An alternative way of visualizing/understanding a graph is through the range and domain of each predicate. For example, you can find it helpful to know that place of birth (wdt:P19) only has mb:Artist and diamm:Person as subject (domain), and a Wikidata entity or a Literal as object (range).

The SPARQL query below allow constructing an alternative visualization graph (i.e. ontology). Again, due to limitations of Virtuoso, to obtain the ontology for more than 1 database, you will need to run the query for each database, and combine the results manually.

PREFIX rdf:  <http://www.w3.org/1999/02/22-rdf-syntax-ns#>
PREFIX rdfs: <http://www.w3.org/2000/01/rdf-schema#>
PREFIX xsd:  <http://www.w3.org/2001/XMLSchema#>
PREFIX owl:  <http://www.w3.org/2002/07/owl#>
PREFIX wd:   <http://www.wikidata.org/entity/>
CONSTRUCT {
  ?property a rdf:Property ;
            rdfs:domain ?domain ;
            rdfs:range ?range .
  ?class a rdfs:Class .
  wd:Entity a rdfs:Class .
}
WHERE {
  GRAPH <GRAPH_URI> {
    {
      SELECT DISTINCT ?class WHERE {
        ?instance rdf:type ?class .
      }
    }
    UNION
    {
      SELECT DISTINCT ?domain ?property ?range WHERE {
        ?subject ?property ?object .
        ?subject rdf:type ?domain .
        OPTIONAL {
          ?object rdf:type ?oType .
        }
        # Determine range
        BIND(
          IF(
            isIRI(?object),
            IF(
              STRSTARTS(STR(?object), "http://www.wikidata.org/entity/"),
              wd:Entity,
              COALESCE(?oType, owl:Thing)
            ),
            IF(
              isLiteral(?object),
              COALESCE(datatype(?object), rdfs:Literal),
              UNDEF
            )
          ) AS ?range
        )
      }
    }
  }
}

2. Remove Language Labels From the TTL file

Open the TTL from Step 1 into the text editor of your choice.

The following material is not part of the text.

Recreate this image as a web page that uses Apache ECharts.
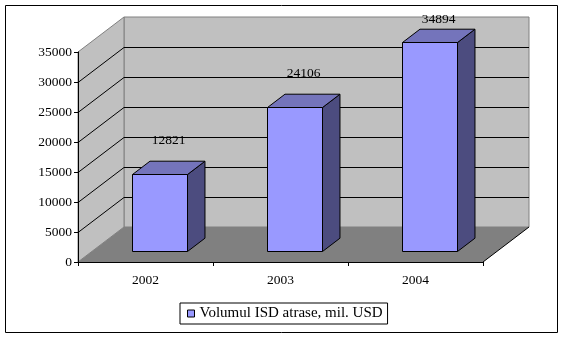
<!DOCTYPE html>
<html>
<head>
<meta charset="utf-8">
<script src="https://cdn.jsdelivr.net/npm/echarts@6/dist/echarts.min.js"></script>
<style>
html,body{margin:0;padding:0;background:#fff;}
#chart{width:564px;height:338px;}
</style>
</head>
<body>
<div id="chart"></div>
<script>
// ---- data ----
var years = ['2002', '2003', '2004'];
var values = [12821, 24106, 34894];
var yTicks = [0, 5000, 10000, 15000, 20000, 25000, 30000, 35000];
var seriesName = 'Volumul ISD atrase, mil. USD';

// ---- style constants ----
var DX = 46, DY = -35;          // depth offset of the back wall
var F0 = 0.31, F1 = 0.69;       // bar depth fractions
var BAR_FRAC = 0.41;            // bar width / category width
var FONT = 'Liberation Serif, Times New Roman, serif';

var chart = echarts.init(document.getElementById('chart'), null, {renderer: 'canvas'});

function wallsRender(params, api) {
  var cs = params.coordSys;
  var x0 = cs.x, x1 = cs.x + cs.width, yT = cs.y, yB = cs.y + cs.height;
  var children = [];
  children.push({type: 'rect', shape: {x: x0 + DX, y: yT + DY, width: cs.width, height: cs.height},
    style: {fill: '#c0c0c0', stroke: '#808080', lineWidth: 1}});
  children.push({type: 'polygon', shape: {points: [[x0, yB], [x0, yT], [x0 + DX, yT + DY], [x0 + DX, yB + DY]]},
    style: {fill: '#c0c0c0', stroke: '#808080', lineWidth: 1}});
  children.push({type: 'polygon', shape: {points: [[x0, yB], [x1, yB], [x1 + DX, yB + DY], [x0 + DX, yB + DY]]},
    style: {fill: '#808080', stroke: null}});
  children.push({type: 'line', shape: {x1: x1, y1: yB, x2: x1 + DX, y2: yB + DY},
    style: {stroke: '#000', lineWidth: 1}});
  for (var i = 0; i < yTicks.length; i++) {
    var v = yTicks[i];
    if (v === yTicks[0] || v === yTicks[yTicks.length - 1]) continue;
    var y = Math.round(api.coord([0, v])[1]) + 0.5;
    children.push({type: 'polyline', shape: {points: [[x0, y], [x0 + DX, y + DY], [x1 + DX, y + DY]]},
      style: {stroke: '#000', lineWidth: 1, fill: null}});
  }
  return {type: 'group', children: children};
}

function barRender(params, api) {
  var cs = params.coordSys;
  var idx = api.value(0), val = api.value(1);
  var base = api.coord([idx, 0]);
  var top = api.coord([idx, val]);
  var bandW = api.size([1, 0])[0];
  var w = bandW * BAR_FRAC;
  var fx = DX * F0, fy = DY * F0;
  var bx = DX * (F1 - F0), by = DY * (F1 - F0);
  var xl = Math.round(base[0] - w / 2 + fx) + 0.5;
  var xr = Math.round(base[0] + w / 2 + fx) + 0.5;
  var yt = Math.round(top[1] + fy) + 0.5;
  var yb = Math.round(base[1] + fy) + 0.5;
  var st = {stroke: '#000', lineWidth: 1};
  var topBack = yt + by;
  var labelY = Math.max(topBack - 21, cs.y + DY + 2);
  return {type: 'group', children: [
    {type: 'polygon', shape: {points: [[xr, yt], [xr + bx, yt + by], [xr + bx, yb + by], [xr, yb]]},
      style: Object.assign({fill: '#4c4c7f'}, st)},
    {type: 'polygon', shape: {points: [[xl, yt], [xl + bx, yt + by], [xr + bx, yt + by], [xr, yt]]},
      style: Object.assign({fill: '#7474bb'}, st)},
    {type: 'rect', shape: {x: xl, y: yt, width: xr - xl, height: yb - yt},
      style: Object.assign({fill: '#9999ff'}, st)},
    {type: 'text', x: base[0] + DX * (F0 + F1) / 2, y: labelY,
      style: {text: String(val), fill: '#000', font: '13.5px ' + FONT, align: 'center', verticalAlign: 'middle'}}
  ]};
}

var option = {
  animation: false,
  backgroundColor: '#ffffff',
  graphic: [{type: 'rect', shape: {x: 5.5, y: 5.5, width: 552, height: 327},
    style: {fill: null, stroke: '#000', lineWidth: 1}, z: 100}],
  grid: {left: 78, right: 81, top: 52, bottom: 76, containLabel: false},
  xAxis: {
    type: 'category', data: years,
    axisLine: {show: true, lineStyle: {color: '#000', width: 1}},
    axisTick: {show: true, length: 4, lineStyle: {color: '#000'}, alignWithLabel: false},
    axisLabel: {color: '#000', fontFamily: FONT, fontSize: 13.5, margin: 11},
    splitLine: {show: false}, z: 10
  },
  yAxis: {
    type: 'value', min: 0, max: 35000, interval: 5000,
    axisLine: {show: true, lineStyle: {color: '#000', width: 1}},
    axisTick: {show: true, length: 4, lineStyle: {color: '#000'}},
    axisLabel: {color: '#000', fontFamily: FONT, fontSize: 13.5, margin: 6,
      formatter: function (v) { return String(v); }},
    splitLine: {show: false}, z: 10
  },
  legend: {
    show: true, left: 180, top: 303,
    orient: 'horizontal',
    padding: [3, 5, 3, 7],
    borderColor: '#000', borderWidth: 1, backgroundColor: '#fff',
    itemWidth: 7, itemHeight: 7,
    textStyle: {color: '#000', fontFamily: FONT, fontSize: 15},
    data: [{name: seriesName, icon: 'rect', itemStyle: {color: '#9999ff', borderColor: '#000', borderWidth: 1}}]
  },
  series: [
    {type: 'custom', name: 'walls', renderItem: wallsRender, data: [[0, 0]], z: 1, silent: true,
      encode: {x: 0, y: 1}},
    {type: 'custom', name: seriesName, renderItem: barRender, z: 5,
      itemStyle: {color: '#9999ff'},
      data: values.map(function (v, i) { return [i, v]; }),
      encode: {x: 0, y: 1}}
  ]
};
chart.setOption(option);
</script>
</body>
</html>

Replace all instances of @en with nothing.

3. Generate the graph visual

Copy the output from Step 2 and paste it into RDF Grapher.

Make sure the "From format:" is set to "Turtle" and the "To format:" is set to "SVG". If the dataset is large, it may be prudent to check the "Send form as HTTP POST (needed for large RDF data):" option.

Click "Visualize" to generate the graph visual.